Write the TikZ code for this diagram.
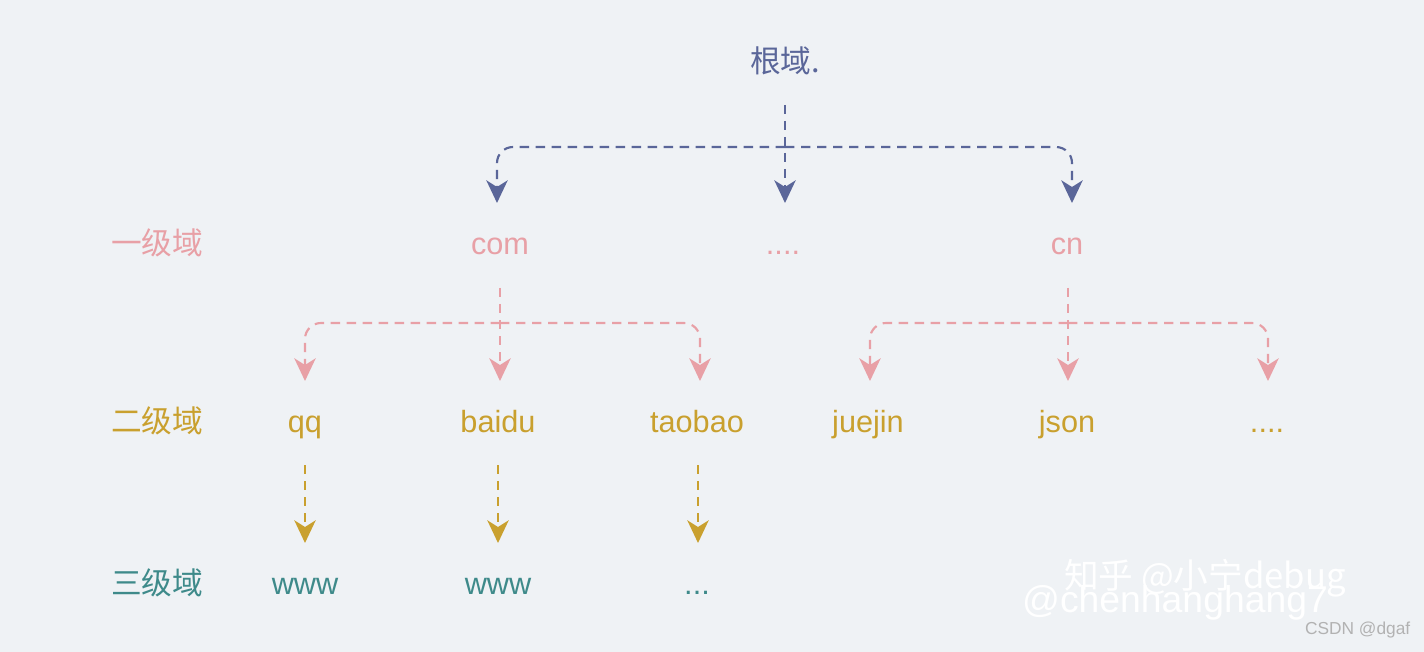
\documentclass[tikz,border=0pt]{standalone}
\usepackage{fontspec}
\setmainfont{Liberation Sans}
\newfontfamily\cjk{Noto Sans CJK SC}
\usetikzlibrary{arrows.meta}
\definecolor{bg}{HTML}{EFF2F5}
\definecolor{cb}{HTML}{5A6699}
\definecolor{cp}{HTML}{E8A0A6}
\definecolor{cg}{HTML}{C9A02E}
\definecolor{ct}{HTML}{3E8A8A}
\begin{document}
\begin{tikzpicture}[x=0.75pt,y=-0.75pt,
  lab/.style={font=\fontsize{23}{26}\selectfont,anchor=base},
  zh/.style={font=\cjk\fontsize{23}{26}\selectfont,anchor=base},
  con/.style={dashed,dash pattern=on 7pt off 5pt,line width=1.6pt,rounded corners=12pt},
  arr/.style={con,-{Stealth[length=17pt,width=16pt,inset=5pt]}}]
\fill[bg] (0,0) rectangle (1424,652);
\useasboundingbox (0,0) rectangle (1424,652);
% texts
\node[zh,text=cb] (root) at (785,73) {根域.};
\node[zh,text=cp] (l1) at (157,255) {一级域};
\node[zh,text=cg] (l2) at (157,432) {二级域};
\node[zh,text=ct] (l3) at (157,594) {三级域};
\node[lab,text=cp] (com) at (500,255) {com};
\node[lab,text=cp] (dots1) at (783,255) {....};
\node[lab,text=cp] (cn) at (1067,255) {cn};
\node[lab,text=cg] (qq) at (305,432) {qq};
\node[lab,text=cg] (baidu) at (498,432) {baidu};
\node[lab,text=cg] (taobao) at (697,432) {taobao};
\node[lab,text=cg] (juejin) at (868,432) {juejin};
\node[lab,text=cg] (json) at (1067,432) {json};
\node[lab,text=cg] (dots2) at (1267,432) {....};
\node[lab,text=ct] (w1) at (305,594) {www};
\node[lab,text=ct] (w2) at (498,594) {www};
\node[lab,text=ct] (dots3) at (697,594) {...};
% coordinates
\coordinate (r0) at (785,105);
\coordinate (rj) at (785,147);
\coordinate (a1) at (497,203); \coordinate (a2) at (785,203); \coordinate (a3) at (1072,203);
\coordinate (c0) at (500,288); \coordinate (cj) at (500,323);
\coordinate (b1) at (305,381); \coordinate (b2) at (500,381); \coordinate (b3) at (700,381);
\coordinate (n0) at (1068,288); \coordinate (nj) at (1068,323);
\coordinate (d1) at (870,381); \coordinate (d2) at (1068,381); \coordinate (d3) at (1268,381);
\coordinate (q0) at (305,465); \coordinate (q1) at (305,543);
\coordinate (bd0) at (498,465); \coordinate (bd1) at (498,543);
\coordinate (t0) at (698,465); \coordinate (t1) at (698,543);
% connectors
\draw[arr,cb] (r0) -- (a2);
\draw[arr,cb] (rj) -| (a1);
\draw[arr,cb] (rj) -| (a3);
\draw[arr,cp] (c0) -- (b2);
\draw[arr,cp] (cj) -| (b1);
\draw[arr,cp] (cj) -| (b3);
\draw[arr,cp] (n0) -- (d2);
\draw[arr,cp] (nj) -| (d1);
\draw[arr,cp] (nj) -| (d3);
\draw[arr,cg] (q0) -- (q1);
\draw[arr,cg] (bd0) -- (bd1);
\draw[arr,cg] (t0) -- (t1);
% watermarks
\node[text=white,font=\cjk\fontsize{26}{30}\selectfont] (wm1) at (1205,578) {知乎 @小宁debug};
\node[text=white,font=\fontsize{28}{32}\selectfont] (wm2) at (1175,603) {@chenhanghang7};
\node[text=gray!60,font=\fontsize{13}{15}\selectfont,anchor=east] (wm3) at (1415,630) {CSDN @dgaf};
\end{tikzpicture}
\end{document}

» **THE TASK**
Reproduce the material word for word. Any pictures should be left out of the copy.

» **RESULT OF THIS TASK**
Write the TikZ code for this diagram.
\documentclass[tikz,border=0pt]{standalone}
\usepackage{fontspec}
\setmainfont{Liberation Sans}
\newfontfamily\cjk{Noto Sans CJK SC}
\usetikzlibrary{arrows.meta}
\definecolor{bg}{HTML}{EFF2F5}
\definecolor{cb}{HTML}{5A6699}
\definecolor{cp}{HTML}{E8A0A6}
\definecolor{cg}{HTML}{C9A02E}
\definecolor{ct}{HTML}{3E8A8A}
\begin{document}
\begin{tikzpicture}[x=0.75pt,y=-0.75pt,
  lab/.style={font=\fontsize{23}{26}\selectfont,anchor=base},
  zh/.style={font=\cjk\fontsize{23}{26}\selectfont,anchor=base},
  con/.style={dashed,dash pattern=on 7pt off 5pt,line width=1.6pt,rounded corners=12pt},
  arr/.style={con,-{Stealth[length=17pt,width=16pt,inset=5pt]}}]
\fill[bg] (0,0) rectangle (1424,652);
\useasboundingbox (0,0) rectangle (1424,652);
% texts
\node[zh,text=cb] (root) at (785,73) {根域.};
\node[zh,text=cp] (l1) at (157,255) {一级域};
\node[zh,text=cg] (l2) at (157,432) {二级域};
\node[zh,text=ct] (l3) at (157,594) {三级域};
\node[lab,text=cp] (com) at (500,255) {com};
\node[lab,text=cp] (dots1) at (783,255) {....};
\node[lab,text=cp] (cn) at (1067,255) {cn};
\node[lab,text=cg] (qq) at (305,432) {qq};
\node[lab,text=cg] (baidu) at (498,432) {baidu};
\node[lab,text=cg] (taobao) at (697,432) {taobao};
\node[lab,text=cg] (juejin) at (868,432) {juejin};
\node[lab,text=cg] (json) at (1067,432) {json};
\node[lab,text=cg] (dots2) at (1267,432) {....};
\node[lab,text=ct] (w1) at (305,594) {www};
\node[lab,text=ct] (w2) at (498,594) {www};
\node[lab,text=ct] (dots3) at (697,594) {...};
% coordinates
\coordinate (r0) at (785,105);
\coordinate (rj) at (785,147);
\coordinate (a1) at (497,203); \coordinate (a2) at (785,203); \coordinate (a3) at (1072,203);
\coordinate (c0) at (500,288); \coordinate (cj) at (500,323);
\coordinate (b1) at (305,381); \coordinate (b2) at (500,381); \coordinate (b3) at (700,381);
\coordinate (n0) at (1068,288); \coordinate (nj) at (1068,323);
\coordinate (d1) at (870,381); \coordinate (d2) at (1068,381); \coordinate (d3) at (1268,381);
\coordinate (q0) at (305,465); \coordinate (q1) at (305,543);
\coordinate (bd0) at (498,465); \coordinate (bd1) at (498,543);
\coordinate (t0) at (698,465); \coordinate (t1) at (698,543);
% connectors
\draw[arr,cb] (r0) -- (a2);
\draw[arr,cb] (rj) -| (a1);
\draw[arr,cb] (rj) -| (a3);
\draw[arr,cp] (c0) -- (b2);
\draw[arr,cp] (cj) -| (b1);
\draw[arr,cp] (cj) -| (b3);
\draw[arr,cp] (n0) -- (d2);
\draw[arr,cp] (nj) -| (d1);
\draw[arr,cp] (nj) -| (d3);
\draw[arr,cg] (q0) -- (q1);
\draw[arr,cg] (bd0) -- (bd1);
\draw[arr,cg] (t0) -- (t1);
% watermarks
\node[text=white,font=\cjk\fontsize{26}{30}\selectfont] (wm1) at (1205,578) {知乎 @小宁debug};
\node[text=white,font=\fontsize{28}{32}\selectfont] (wm2) at (1175,603) {@chenhanghang7};
\node[text=gray!60,font=\fontsize{13}{15}\selectfont,anchor=east] (wm3) at (1415,630) {CSDN @dgaf};
\end{tikzpicture}
\end{document}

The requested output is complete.